Les gens se prennent en photo dans la pose que leur impose le numérique à bout de bras. Ils n’ont même plus les yeux rouges car la correction logiciel de leur vie standardisée est automatique. Ils se passent les bras derrière les épaules les uns des autres, et, par un réflexe bien conçu, stockent leurs sourires et les vapeurs d’alcool de leurs étonnantes conversations.

Je ne parle plus aux gens.

J’ai parlé au couvreur ce matin et lui en a profité pour me parler de son fils. Je lui ai offert un café, je n’en ai plus, il fait doux dehors, il faut faire la déclaration de travaux, je sais que la Chine nous saigne pour notre bien et les prix baissent chez Leroy-Merlin, je sais, j’en viens. Je suis moyen.

Pourquoi la plupart des actrices américaines sont-elles identiques ? Et comment ?

Aujourd’’hui, c’est le 31 décembre.

Aucun espoir.

Le couvreur a divorcé.

Des copains passent à la maison. Leur fils a abandonné la guitare pour apprendre le hip-hop. Je lui fais un croche-pied discret dans le jardin pour qu’il se noie dans la marre.

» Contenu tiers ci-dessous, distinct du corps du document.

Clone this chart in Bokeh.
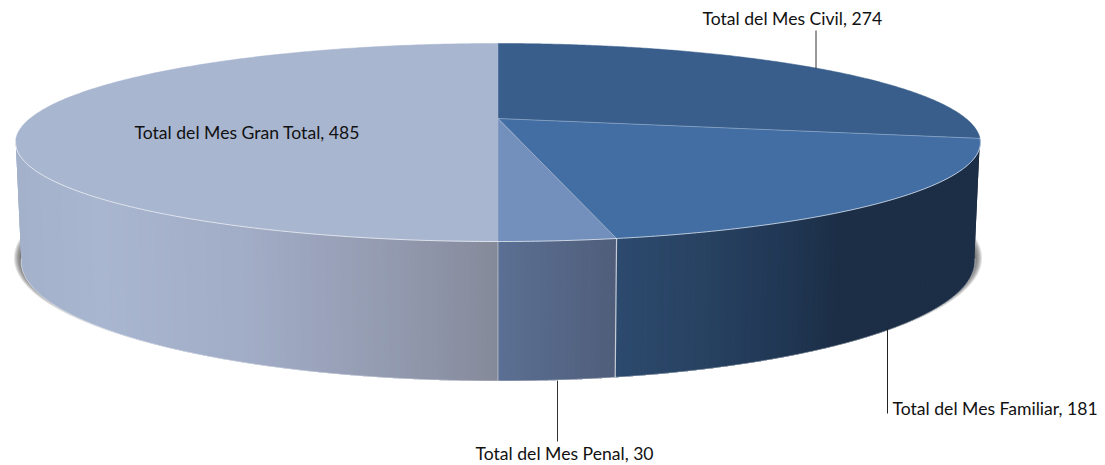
import numpy as np
from bokeh.embed import file_html
from bokeh.models import Range1d
from bokeh.plotting import figure
from bokeh.resources import INLINE
from bokeh.core.properties import value

# ---- data ----
categories = ["Civil", "Familiar", "Penal", "Gran Total"]
values = [274, 181, 30, 485]
labels = ["Total del Mes Civil, 274", "Total del Mes Familiar, 181",
          "Total del Mes Penal, 30", "Total del Mes Gran Total, 485"]

# ---- style ----
top_colors = ["#395E8B", "#426EA4", "#7390BC", "#A9B6D0"]
side_stops = {
    "Familiar": ([615, 700, 780, 840, 985], ["#2C4A6E", "#284262", "#213855", "#1C2E46", "#1C2E46"]),
    "Penal": ([497, 612], ["#5B7094", "#505E7B"]),
    "Gran Total": ([15, 100, 250, 400, 497], ["#A4B1CB", "#A9B6D0", "#A1ACC6", "#9299AE", "#858A9A"]),
}
label_left = [702, 892, 475, 134]
label_mid = [18, 408, 453, 132]
leader_x = [815.5, 887, 557]
leader_y0 = [30, 413, 441]
text_font = value("Lato")

# ---- layout of the projected disc (page pixels) ----
CX, APEX_Y, HALF_W, PERSP, DEPTH = 497.5, 118.0, 468.0, 0.2424, 93.2
TOP_CY, TOP_A, TOP_B = 142.0, 482.5, 99.0
BOT_CY, BOT_A, BOT_B = 260.5, 477.0, 120.0
WALL_END = np.radians(257)


def top_pt(theta):
    u, v = np.sin(theta), -np.cos(theta)
    d = 1 - PERSP * v
    return CX + HALF_W * u / d, APEX_Y + DEPTH * v / d


def bot_pt(theta):
    x, y = top_pt(theta)
    return CX + BOT_A * (x - CX) / TOP_A, BOT_CY + BOT_B * (y - TOP_CY) / TOP_B


def hex_rgb(c):
    return np.array([int(c[i:i + 2], 16) for i in (1, 3, 5)], float)


def shade(cat, x):
    xs, cols = side_stops[cat]
    rgb = np.array([hex_rgb(c) for c in cols])
    return "#%02x%02x%02x" % tuple(int(round(np.interp(x, xs, rgb[:, k]))) for k in range(3))


p = figure(width=1105, height=465, x_range=Range1d(0, 1105), y_range=Range1d(465, 0),
           output_backend="svg", toolbar_location=None, min_border=0,
           outline_line_color=None, background_fill_color="white")
p.axis.visible = False
p.grid.visible = False

total = sum(values)
edges = np.concatenate([[0], np.cumsum(values)]) / total * 2 * np.pi

# soft shadow behind the lower rim
phi = np.linspace(0, 2 * np.pi, 361)
for i in range(7):
    p.patch(CX + (478.0 + i) * np.cos(phi), 257.5 + (118.0 + i * 0.8) * np.sin(phi),
            fill_color="#3c3c3c", fill_alpha=0.14, line_color=None)

# side wall: a solid base per slice, then overlapping shaded strips painted in order
xs_all, ys_all, cols_all = [], [], []
for idx, cat in enumerate(categories):
    if cat == "Civil":
        continue
    a0 = edges[idx]
    a1 = min(edges[idx + 1], WALL_END)
    fine = np.linspace(a0, a1, 1500)
    xt, yt = top_pt(fine)
    xb, yb = bot_pt(fine)
    p.patch(np.concatenate([xt, xb[::-1]]), np.concatenate([yt, yb[::-1]]),
            fill_color=shade(cat, xt.mean()), line_color=None)
    picks = [0]
    for j in range(1, len(fine)):
        if abs(xt[j] - xt[picks[-1]]) >= 5:
            picks.append(j)
    if picks[-1] != len(fine) - 1:
        picks.append(len(fine) - 1)
    for n, j0 in enumerate(picks[:-1]):
        j1 = picks[min(n + 2, len(picks) - 1)]   # reaches over the next strip, which repaints it
        seg = np.arange(j0, j1 + 1, 4)
        if seg[-1] != j1:
            seg = np.append(seg, j1)
        xs_all.append(np.concatenate([xt[seg], xb[seg][::-1]]))
        ys_all.append(np.concatenate([yt[seg], yb[seg][::-1]]))
        cols_all.append(shade(cat, (xt[j0] + xt[picks[n + 1]]) / 2))
p.patches(xs_all, ys_all, fill_color=cols_all, line_color=None)

# pale bottom rim
th = np.linspace(edges[1] + 0.02, WALL_END, 300)
bx, by = bot_pt(th)
p.line(bx, by, line_color="#ffffff", line_alpha=0.45, line_width=1)

# vertical edges of the wall
for idx in (2, 3):
    x0, y0 = top_pt(edges[idx])
    x1, y1 = bot_pt(edges[idx])
    p.line([x0, x1], [y0, y1], line_color="#ffffff", line_alpha=0.35 if idx == 3 else 0.7, line_width=1.2)

# top face
for idx, cat in enumerate(categories):
    th = np.linspace(edges[idx], edges[idx + 1], 240)
    x, y = top_pt(th)
    p.patch(np.concatenate([[CX], x]), np.concatenate([[APEX_Y], y]),
            fill_color=top_colors[idx], line_color=top_colors[idx], line_width=0.5)

# pale seams of the top face
th = np.linspace(edges[1], WALL_END, 300)
x, y = top_pt(th)
p.line(x, y, line_color="#ffffff", line_alpha=0.65, line_width=1)
for idx in (1, 2):
    x0, y0 = top_pt(edges[idx])
    p.line([CX, x0], [APEX_Y, y0], line_color="#ffffff", line_alpha=0.3, line_width=1)

# leader lines
p.line([leader_x[0]] * 2, [leader_y0[0], 68], line_color="#333333", line_width=1)
p.line([leader_x[1]] * 2, [328, leader_y0[1]], line_color="#222222", line_width=1)
p.line([leader_x[2]] * 2, [380, leader_y0[2]], line_color="#333333", line_width=1)

p.text(label_left, label_mid, text=labels, text_font=text_font, text_font_size="17.6px",
       text_color="#111111", text_align="left", text_baseline="middle")

open("out.html", "w").write(file_html(p, INLINE))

En avoir marre, illustration.

En passant en vélo j’ai vu les travaux. Depuis mon enfance on dérange le décor juste pour m’embêter et nourrir mes remords. Un copain me montre sa piscine dans son pavillon dans sa zone pavillonnaire. Un autre en rêve. On boit un jus d’orange. Je n’ai pas d’amis connus.

J’écoute TSF Jazz. On va me juger.

Vu de Google, le monde commence à n’avoir que des angles droits, à l’américaine. La recette prend bien. J’entends sur France-Inter que je n’écoute pourtant pas, que les boîtes de nuit rétrécissent et que les classes sociales ne s’y mélangent plus.

Les classes sociales ne se sont jamais mélangées. Sinon, c’est la merde, le bordel.

Il nous faut plus d’angles droits. Je n’ai rien dit au vieil homme qui laissait tourner le moteur de sa Clio™ hier sur le parking du supermarché. C’était pour le chauffage. Il faisait 16° à 16 heures le 30 décembre. Les dates sont importantes. Chacun pour soi. Je crois qu’il va aimer le drive, c’est un excellent concept pour ne pas croiser, par hasard, l’amour d’un moment. Pour cela, il y a des millions de putes en ligne, pour tous les âges. Depuis que je fais croire à mon célibat virtuel, des cougars m’invitent au MacDo™. Je vomis dans leurs plis.

Illustration d’une époque.

Un ami à la FNAC™ me dit "On a tout". Je l’ai déjà dit. Mais je le répète. Quand on sera heureux on n’aura plus rien. Mais je me répète. Depuis dix ans je me répète. Il faut se répéter, après, on connaît mieux la partition.

Je reçois de nombreux emails™ pour me persuader. Orwell n’a pas connu le SPAM. Il avait bien raison. J’ai aussi répondu de travers à des dizaines de sondages en ligne. J’encourage chacun à faire de même : dire n’importe quoi. Voyez où ça nous mène.

Bernard-Henry m’apostrophe : "Ce n’est pas sur le web que vous pourrez percer, vous dîtes n’importe quoi, il faut vous reprendre. IL FAUT FAIRE UN PLAN ET S’Y TENIR". Je me suis vengé en couchant avec sa fille. J’ai ensuite partagé mon amertume avec Salman Rushdie. J’ai retrouvé sa Rolex™ dans la fille de Bernard-Henri Salvador, ça n’est pas banal. Enfin quelque chose d’excentrique, en-dehors du milieu, une quasi-révolution pour moi. Je la remercie.

Et puis au moins, maintenant, je suis à l’heure pour prendre mon train quotidien.